P. Seja como for, o próximo presidente vai ter que responder a essa questão. Algumas pessoas enxergam que o Bolsonaro, por exemplo, tem uma resposta, ao menos retórica, para esse clamor.

R. Então elejam o Bolsonaro. Você já perguntou para ele?

P. Não se trata disso, candidato.

R. Hoje é a nossa grande frustração no Ceará. Um Estado onde a saúde está bombando, a educação está bombando, a economia, e a violência só cresce, especialmente homicídio entre os jovens. O resto até está diminuindo. Sequestro nós acabamos. Porque é um lugar onde temos uma polícia técnica científica, o que é de mais moderno, e zeramos o sequestro, que era de 26 por ano na média. Mas essa violência difusa, de bairro pobre, de garotos se matando é uma coisa absolutamente chocante. Em Sobral: nós temos a melhor educação do país, renda per capita maior que a de Fortaleza, uma cidade de 200.000 habitantes com 28.000 estudantes universitários. Todos os indicadores, de formação de plateia e a violência explodindo.

P. Estamos numa fase de diagnóstico, então.

R. Eu tenho meu diagnóstico, mas eu não sou especialista no ramo. Eu acho que o que produz isso é um fenômeno global, que foi tropicalizado no Brasil em suas caricaturas mais graves, que é o seguinte: a felicidade como objetivo de vida transitou de um ambiente espiritual, e eu não estou falando de religião, para o consumismo. E o garoto precisa dos elementos simbólicos, os símbolos de aceitação pelo grupo, a menininha admirá-lo. (Para isso) ele precisa portar esses elementos simbólicos - o celular - e ele não tem renda para isso. A vida é uma crônica de frustrações e ele quer morrer. Ele quer simplesmente tomar e morrer.
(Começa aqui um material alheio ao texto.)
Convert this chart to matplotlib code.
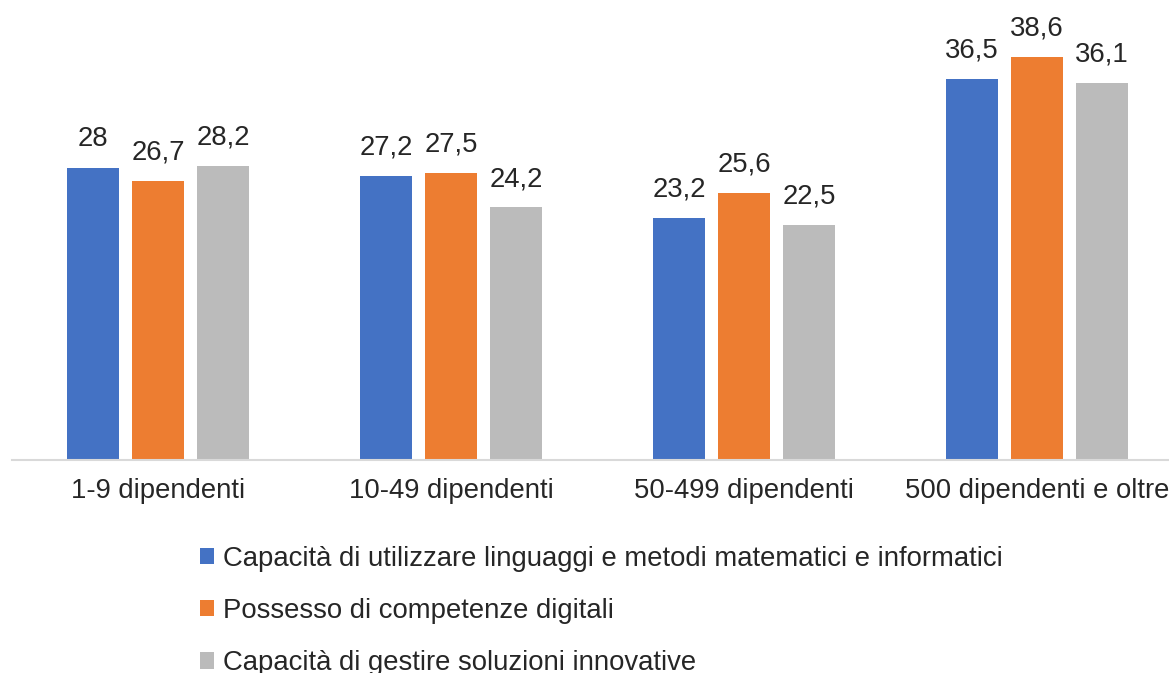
import numpy as np
import matplotlib.pyplot as plt
from matplotlib.patches import Patch

plt.rcParams['font.family'] = ['Liberation Sans', 'DejaVu Sans']

categories = ['1-9 dipendenti', '10-49 dipendenti', '50-499 dipendenti', '500 dipendenti e oltre']
series_names = ['Capacità di utilizzare linguaggi e metodi matematici e informatici',
                'Possesso di competenze digitali',
                'Capacità di gestire soluzioni innovative']
matematici = [28, 27.2, 23.2, 36.5]
digitali = [26.7, 27.5, 25.6, 38.6]
innovative = [28.2, 24.2, 22.5, 36.1]

colors = ['#4472C4', '#ED7D31', '#BBBBBB']
text_col = '#262626'

fig = plt.figure(figsize=(11.69, 6.73), dpi=100)
ax = fig.add_axes([11.5 / 1169, 1 - 460 / 673, 1172 / 1169, 417.6 / 673])

x = np.arange(len(categories))
w = 0.177
step = 0.222
for i, (vals, c) in enumerate(zip([matematici, digitali, innovative], colors)):
    bars = ax.bar(x + (i - 1) * step, vals, width=w, color=c)
    labels = [('%g' % v).replace('.', ',') for v in vals]
    ax.bar_label(bars, labels=labels, padding=11, fontsize=19.8, color=text_col)

ax.set_xlim(-0.5, len(categories) - 0.5)
ax.set_ylim(0, 40)
ax.set_xticks(x)
ax.set_xticklabels(categories, fontsize=19.8, color=text_col)
ax.tick_params(axis='x', length=0, pad=13)
ax.set_yticks([])
for s in ['top', 'right', 'left']:
    ax.spines[s].set_visible(False)
ax.spines['bottom'].set_color('#D9D9D9')
ax.spines['bottom'].set_linewidth(1.5)

# legenda sotto il grafico, una voce per riga
handles = [Patch(facecolor=c, edgecolor='none') for c in colors]
leg = fig.legend(handles, series_names, loc='upper left', bbox_to_anchor=(189 / 1169, 1 - 535 / 673),
                 frameon=False, fontsize=19.8, handlelength=0.52, handleheight=0.52,
                 handletextpad=0.3, labelspacing=0.95, borderaxespad=0)
for t in leg.get_texts():
    t.set_color(text_col)

fig.savefig('out.png', dpi=100)
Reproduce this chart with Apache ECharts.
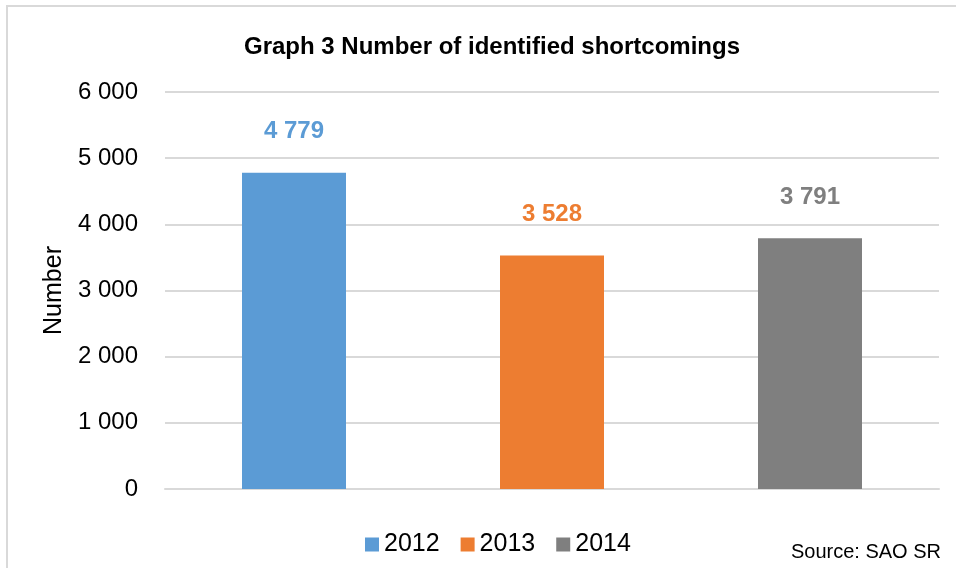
<!DOCTYPE html>
<html>
<head>
<meta charset="utf-8">
<script src="https://cdn.jsdelivr.net/npm/echarts@6/dist/echarts.min.js"></script>
<style>html,body{margin:0;padding:0;background:#fff;}#c{width:956px;height:578px;}</style>
</head>
<body>
<div id="c"></div>
<script>
const categories = ['2012', '2013', '2014'];
const seriesNames = ['2012', '2013', '2014'];
const values = [4779, 3528, 3791];
const colors = ['#5B9BD5', '#ED7D31', '#7F7F7F'];
const yTicks = [0, 1000, 2000, 3000, 4000, 5000, 6000];

const FONT = "'Liberation Sans Narrow', 'Arial Narrow', 'Liberation Sans', sans-serif";
const fmt = v => String(v).replace(/\B(?=(\d{3})+(?!\d))/g, ' ');

const chart = echarts.init(document.getElementById('c'), null, {renderer: 'canvas'});
chart.setOption({
  animation: false,
  backgroundColor: '#fff',
  textStyle: {fontFamily: FONT},
  title: {
    text: 'Graph 3 Number of identified shortcomings',
    left: 487, top: 30, textAlign: 'center',
    textStyle: {fontFamily: FONT, fontSize: 24, fontWeight: 'bold', color: '#000'}
  },
  grid: {left: 165, right: 17, top: 92, bottom: 89, containLabel: false},
  legend: {
    data: seriesNames,
    bottom: 16, left: 360,
    icon: 'rect', itemWidth: 14, itemHeight: 14, itemGap: 21,
    textStyle: {fontFamily: FONT, fontSize: 25, color: '#000'}
  },
  xAxis: {
    type: 'category', data: categories,
    axisLabel: {show: false}, axisTick: {show: false},
    axisLine: {show: true, lineStyle: {color: '#d9d9d9', width: 2}}
  },
  yAxis: {
    type: 'value', min: yTicks[0], max: yTicks[yTicks.length - 1], interval: 1000,
    name: 'Number', nameLocation: 'middle', nameRotate: 90, nameGap: 84,
    nameTextStyle: {fontFamily: FONT, fontSize: 25, color: '#000'},
    axisLine: {show: false}, axisTick: {show: false},
    axisLabel: {fontFamily: FONT, fontSize: 24, color: '#000', margin: 27, formatter: fmt},
    splitLine: {lineStyle: {color: '#d9d9d9', width: 2}}
  },
  graphic: [
    {type: 'polyline', shape: {points: [[7, 568], [7, 6], [956, 6]]}, style: {stroke: '#d9d9d9', lineWidth: 2, fill: null}, silent: true},
    {type: 'text', right: 15, top: 542, style: {text: 'Source: SAO SR', fontFamily: FONT, fontSize: 20, fill: '#000'}}
  ],
  series: seriesNames.map((name, i) => ({
    name: name, type: 'bar', stack: 'all', barWidth: 104,
    itemStyle: {color: colors[i]},
    data: categories.map((c, j) => j === i ? values[i] : null),
    label: {
      show: true, position: 'top', distance: 29,
      fontFamily: FONT, fontSize: 24, fontWeight: 'bold', color: colors[i],
      formatter: p => fmt(p.value)
    }
  }))
});
</script>
</body>
</html>
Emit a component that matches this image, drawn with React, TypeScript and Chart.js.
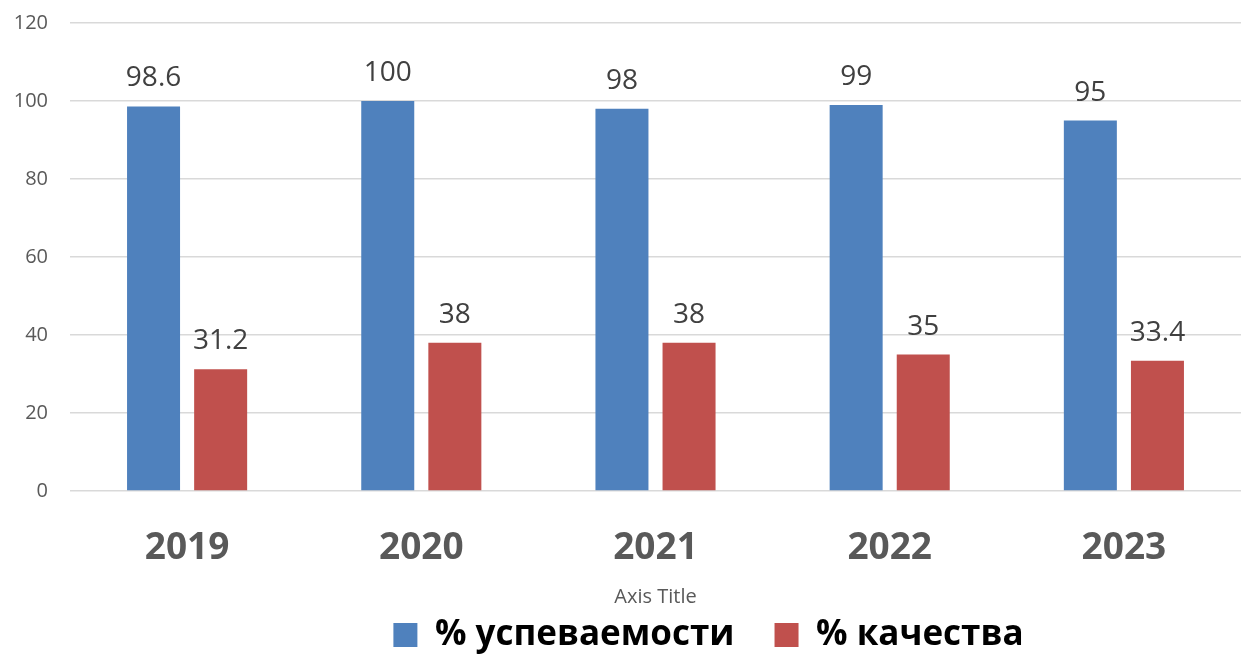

É uma pulsão suicida, na minha opinião.E isso é fruto dos valores hoje no país. 76% das famílias de Sobral hoje são monochefes, as mulheres chefiando. Fizemos uma pesquisa importante lá ouvindo usuários e presos e mães e vítimas de homicídio e é  impressionante: 80% dos garotos que mataram ou morreram conheceram pela primeira vez a droga em casa, a arma também. Mas vamos mexer nisso, estamos mexendo.

P. Por que a educação não é um elemento que ajuda?

R. É claro que ajuda. Essa meninada que está tendo essa oportunidade mais recente acredito que terá outro destino. Essa criançada que está acolhida, que está em tempo integral na escola, zero chance de se envolver nisso. Quase 200 são escolas profissionalizantes. Zero incidência de crime nesses entornos. Acho que vai ser por aí.